DO THIS: Gather, from the data below, each line in which the word "that" occurs.

GIVEN RECORDS:
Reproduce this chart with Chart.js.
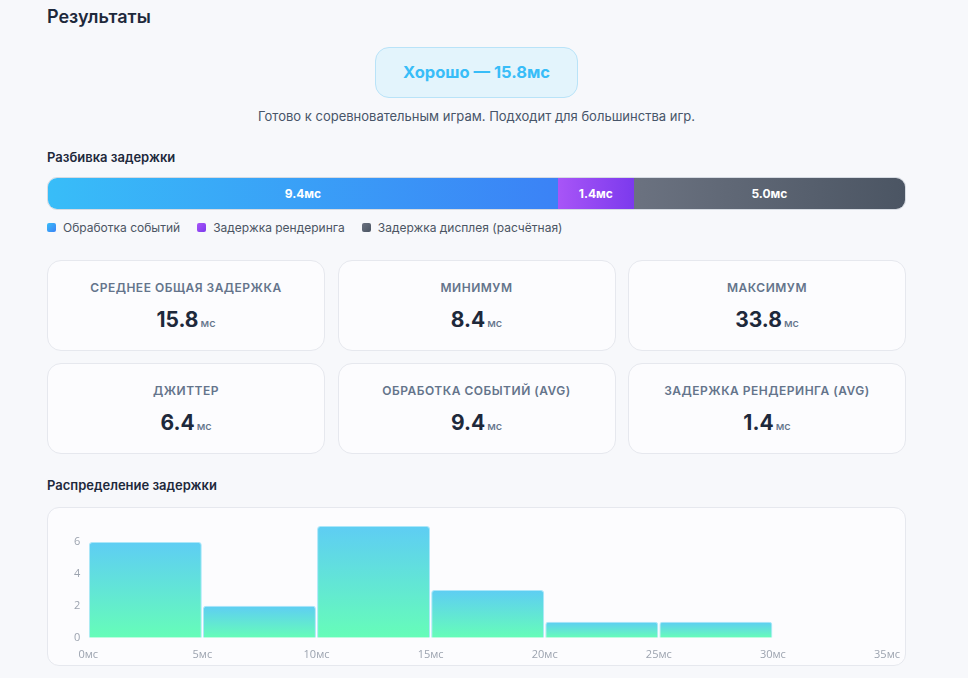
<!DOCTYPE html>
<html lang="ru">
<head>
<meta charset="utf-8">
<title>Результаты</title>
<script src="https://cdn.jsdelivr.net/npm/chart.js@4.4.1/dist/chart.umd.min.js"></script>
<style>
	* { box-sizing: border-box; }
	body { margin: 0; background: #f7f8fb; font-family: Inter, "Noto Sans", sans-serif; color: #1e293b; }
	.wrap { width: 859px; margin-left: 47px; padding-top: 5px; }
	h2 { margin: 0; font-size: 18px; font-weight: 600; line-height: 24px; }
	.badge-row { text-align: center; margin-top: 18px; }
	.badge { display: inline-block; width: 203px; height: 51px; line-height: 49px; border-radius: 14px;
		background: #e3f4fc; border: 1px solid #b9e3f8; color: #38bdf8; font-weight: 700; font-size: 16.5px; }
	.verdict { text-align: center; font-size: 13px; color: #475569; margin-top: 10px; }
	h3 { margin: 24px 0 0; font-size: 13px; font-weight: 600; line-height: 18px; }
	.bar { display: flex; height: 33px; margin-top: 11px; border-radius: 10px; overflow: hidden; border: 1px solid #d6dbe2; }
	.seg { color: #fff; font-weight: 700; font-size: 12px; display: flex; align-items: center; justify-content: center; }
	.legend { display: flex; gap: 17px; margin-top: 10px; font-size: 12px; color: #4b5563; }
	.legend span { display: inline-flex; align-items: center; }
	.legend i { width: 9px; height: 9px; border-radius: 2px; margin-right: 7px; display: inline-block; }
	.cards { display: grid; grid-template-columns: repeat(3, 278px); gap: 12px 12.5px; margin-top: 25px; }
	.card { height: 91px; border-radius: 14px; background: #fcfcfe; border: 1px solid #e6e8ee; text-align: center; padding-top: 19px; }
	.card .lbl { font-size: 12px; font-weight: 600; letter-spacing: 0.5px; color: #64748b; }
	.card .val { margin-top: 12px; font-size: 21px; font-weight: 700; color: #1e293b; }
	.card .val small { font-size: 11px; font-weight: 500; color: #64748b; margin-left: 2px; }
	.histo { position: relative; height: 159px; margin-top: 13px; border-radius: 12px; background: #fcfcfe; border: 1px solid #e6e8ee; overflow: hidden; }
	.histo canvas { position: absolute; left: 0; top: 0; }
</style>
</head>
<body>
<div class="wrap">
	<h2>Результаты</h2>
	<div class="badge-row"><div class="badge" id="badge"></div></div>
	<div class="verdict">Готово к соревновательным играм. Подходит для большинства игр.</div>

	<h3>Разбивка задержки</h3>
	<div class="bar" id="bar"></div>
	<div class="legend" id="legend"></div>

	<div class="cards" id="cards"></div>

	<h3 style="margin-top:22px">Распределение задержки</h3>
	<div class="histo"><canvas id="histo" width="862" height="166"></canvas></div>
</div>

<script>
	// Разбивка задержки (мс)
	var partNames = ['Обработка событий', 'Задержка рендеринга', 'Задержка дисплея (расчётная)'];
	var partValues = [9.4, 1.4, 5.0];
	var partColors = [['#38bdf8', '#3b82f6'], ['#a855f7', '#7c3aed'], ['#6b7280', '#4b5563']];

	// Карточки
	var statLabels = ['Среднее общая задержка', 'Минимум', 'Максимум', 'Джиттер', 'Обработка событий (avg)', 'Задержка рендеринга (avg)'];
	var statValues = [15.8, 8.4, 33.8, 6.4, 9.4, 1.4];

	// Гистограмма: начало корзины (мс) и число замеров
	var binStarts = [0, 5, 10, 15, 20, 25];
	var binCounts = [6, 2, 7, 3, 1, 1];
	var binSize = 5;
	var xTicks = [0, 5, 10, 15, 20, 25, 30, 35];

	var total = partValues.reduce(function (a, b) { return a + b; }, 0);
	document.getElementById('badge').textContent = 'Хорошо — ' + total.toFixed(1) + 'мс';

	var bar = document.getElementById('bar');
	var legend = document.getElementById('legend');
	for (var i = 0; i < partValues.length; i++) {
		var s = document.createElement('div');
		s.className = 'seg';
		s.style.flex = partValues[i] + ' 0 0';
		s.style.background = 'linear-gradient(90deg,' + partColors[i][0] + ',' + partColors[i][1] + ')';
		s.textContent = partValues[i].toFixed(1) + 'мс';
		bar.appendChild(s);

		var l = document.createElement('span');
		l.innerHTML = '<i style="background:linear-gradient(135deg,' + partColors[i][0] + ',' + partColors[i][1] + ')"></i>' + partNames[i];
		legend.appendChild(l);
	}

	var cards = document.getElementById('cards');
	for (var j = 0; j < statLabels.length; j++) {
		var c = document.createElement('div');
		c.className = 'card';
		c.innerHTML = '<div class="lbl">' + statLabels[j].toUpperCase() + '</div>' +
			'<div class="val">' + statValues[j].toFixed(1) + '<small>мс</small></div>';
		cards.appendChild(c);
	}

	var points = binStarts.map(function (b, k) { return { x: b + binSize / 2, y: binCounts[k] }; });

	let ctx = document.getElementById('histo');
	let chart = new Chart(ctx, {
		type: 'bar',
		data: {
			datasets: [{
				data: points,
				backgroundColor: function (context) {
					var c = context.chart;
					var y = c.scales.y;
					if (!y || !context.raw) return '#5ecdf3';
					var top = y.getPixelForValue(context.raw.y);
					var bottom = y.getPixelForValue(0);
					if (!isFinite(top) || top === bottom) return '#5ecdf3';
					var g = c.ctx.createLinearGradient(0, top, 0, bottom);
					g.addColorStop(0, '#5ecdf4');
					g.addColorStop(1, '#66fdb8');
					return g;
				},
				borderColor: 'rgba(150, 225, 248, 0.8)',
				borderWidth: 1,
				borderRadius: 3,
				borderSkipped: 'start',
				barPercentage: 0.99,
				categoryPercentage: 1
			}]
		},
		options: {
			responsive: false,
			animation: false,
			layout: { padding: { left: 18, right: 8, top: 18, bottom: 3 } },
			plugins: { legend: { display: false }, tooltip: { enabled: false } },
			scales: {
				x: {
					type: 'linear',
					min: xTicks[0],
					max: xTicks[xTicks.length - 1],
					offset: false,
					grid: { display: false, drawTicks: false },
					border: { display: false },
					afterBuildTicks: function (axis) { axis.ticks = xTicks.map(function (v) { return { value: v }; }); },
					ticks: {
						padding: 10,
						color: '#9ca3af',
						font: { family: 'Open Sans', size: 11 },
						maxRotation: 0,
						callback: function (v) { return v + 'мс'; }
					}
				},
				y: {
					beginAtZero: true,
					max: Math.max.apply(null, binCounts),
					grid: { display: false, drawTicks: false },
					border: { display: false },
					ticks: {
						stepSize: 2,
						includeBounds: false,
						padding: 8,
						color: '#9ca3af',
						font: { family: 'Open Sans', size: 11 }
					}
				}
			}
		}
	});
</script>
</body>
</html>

--

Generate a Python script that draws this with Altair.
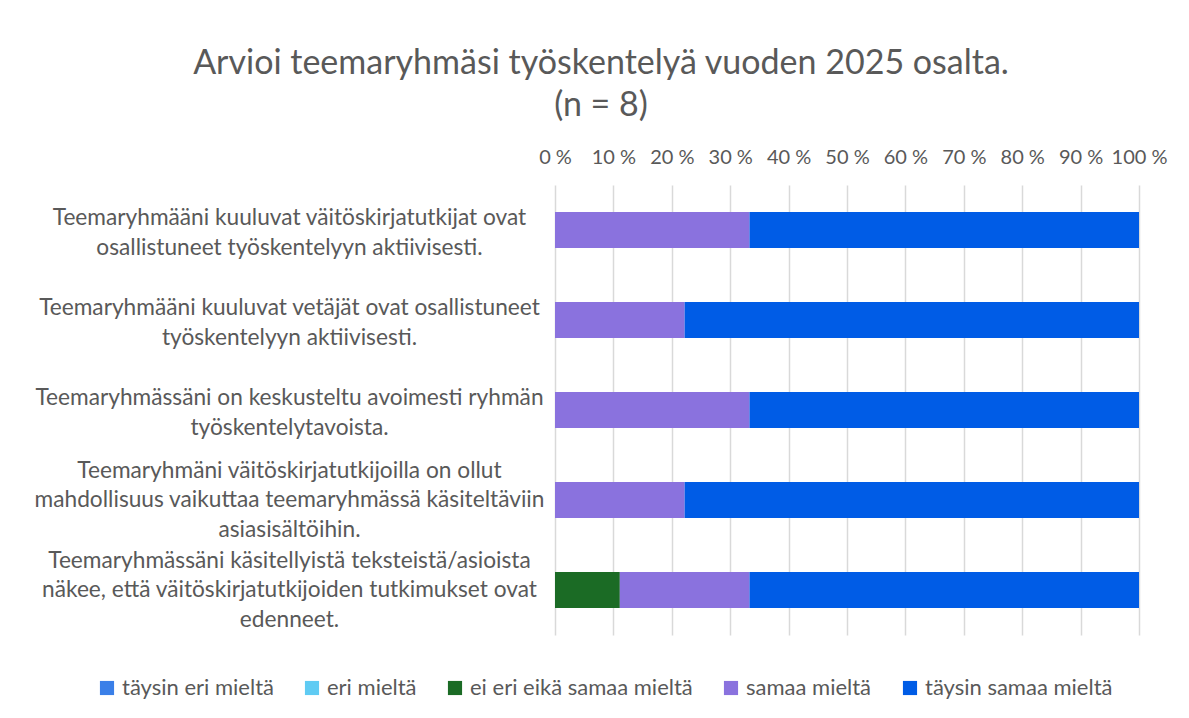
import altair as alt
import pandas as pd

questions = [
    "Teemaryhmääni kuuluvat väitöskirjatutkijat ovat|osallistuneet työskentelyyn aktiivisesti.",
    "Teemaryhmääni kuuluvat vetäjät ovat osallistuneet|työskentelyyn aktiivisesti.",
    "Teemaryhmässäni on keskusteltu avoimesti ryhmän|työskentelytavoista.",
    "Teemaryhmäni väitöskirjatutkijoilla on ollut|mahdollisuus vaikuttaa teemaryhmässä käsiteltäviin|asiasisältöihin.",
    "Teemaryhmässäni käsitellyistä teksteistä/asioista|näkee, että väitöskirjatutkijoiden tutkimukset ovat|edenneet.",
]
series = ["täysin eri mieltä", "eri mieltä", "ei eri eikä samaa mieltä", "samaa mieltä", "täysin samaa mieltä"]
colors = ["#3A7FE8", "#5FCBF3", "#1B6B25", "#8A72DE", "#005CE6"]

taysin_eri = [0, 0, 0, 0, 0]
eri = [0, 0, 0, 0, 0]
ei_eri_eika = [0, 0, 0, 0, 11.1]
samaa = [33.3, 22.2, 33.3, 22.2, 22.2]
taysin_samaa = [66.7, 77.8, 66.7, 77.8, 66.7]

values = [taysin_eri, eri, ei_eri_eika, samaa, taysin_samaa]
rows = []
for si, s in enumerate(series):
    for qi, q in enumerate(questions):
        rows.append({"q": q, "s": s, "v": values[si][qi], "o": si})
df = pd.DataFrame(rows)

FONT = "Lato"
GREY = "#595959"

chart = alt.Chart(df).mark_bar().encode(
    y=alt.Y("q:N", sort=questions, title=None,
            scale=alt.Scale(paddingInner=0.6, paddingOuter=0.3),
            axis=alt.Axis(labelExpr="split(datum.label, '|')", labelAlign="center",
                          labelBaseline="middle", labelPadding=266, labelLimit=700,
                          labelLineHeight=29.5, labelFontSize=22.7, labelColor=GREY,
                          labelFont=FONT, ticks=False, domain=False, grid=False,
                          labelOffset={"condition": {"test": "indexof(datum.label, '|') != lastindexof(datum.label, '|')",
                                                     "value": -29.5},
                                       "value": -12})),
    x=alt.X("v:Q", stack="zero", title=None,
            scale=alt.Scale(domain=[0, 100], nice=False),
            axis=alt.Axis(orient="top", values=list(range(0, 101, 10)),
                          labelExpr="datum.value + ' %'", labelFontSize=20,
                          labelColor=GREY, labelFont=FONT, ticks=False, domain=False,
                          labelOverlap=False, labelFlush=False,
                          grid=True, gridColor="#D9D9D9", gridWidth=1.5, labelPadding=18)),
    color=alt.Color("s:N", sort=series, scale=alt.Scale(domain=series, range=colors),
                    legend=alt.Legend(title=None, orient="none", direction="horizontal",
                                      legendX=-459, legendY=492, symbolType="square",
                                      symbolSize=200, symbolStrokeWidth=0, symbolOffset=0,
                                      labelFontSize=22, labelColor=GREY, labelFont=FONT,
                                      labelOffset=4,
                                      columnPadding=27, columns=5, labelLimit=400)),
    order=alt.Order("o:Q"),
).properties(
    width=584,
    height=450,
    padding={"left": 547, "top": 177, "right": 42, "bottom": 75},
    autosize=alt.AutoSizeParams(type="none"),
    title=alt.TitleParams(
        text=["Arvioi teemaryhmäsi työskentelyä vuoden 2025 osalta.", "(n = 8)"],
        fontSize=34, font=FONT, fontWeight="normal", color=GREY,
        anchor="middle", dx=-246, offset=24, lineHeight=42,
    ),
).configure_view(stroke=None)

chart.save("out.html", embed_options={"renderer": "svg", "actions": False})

---

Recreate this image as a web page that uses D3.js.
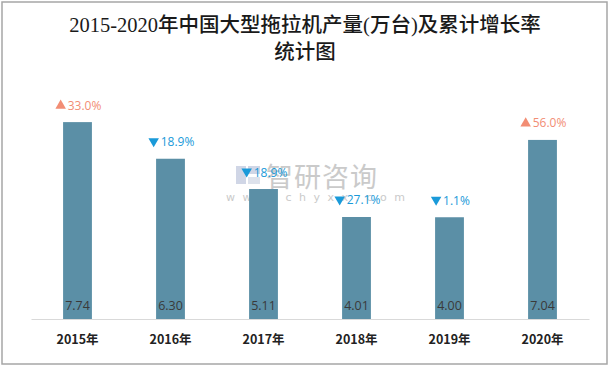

TASK RESPONSE:
Generate a Python script that draws this with Altair.
Recreate this image as a web page that uses D3.js.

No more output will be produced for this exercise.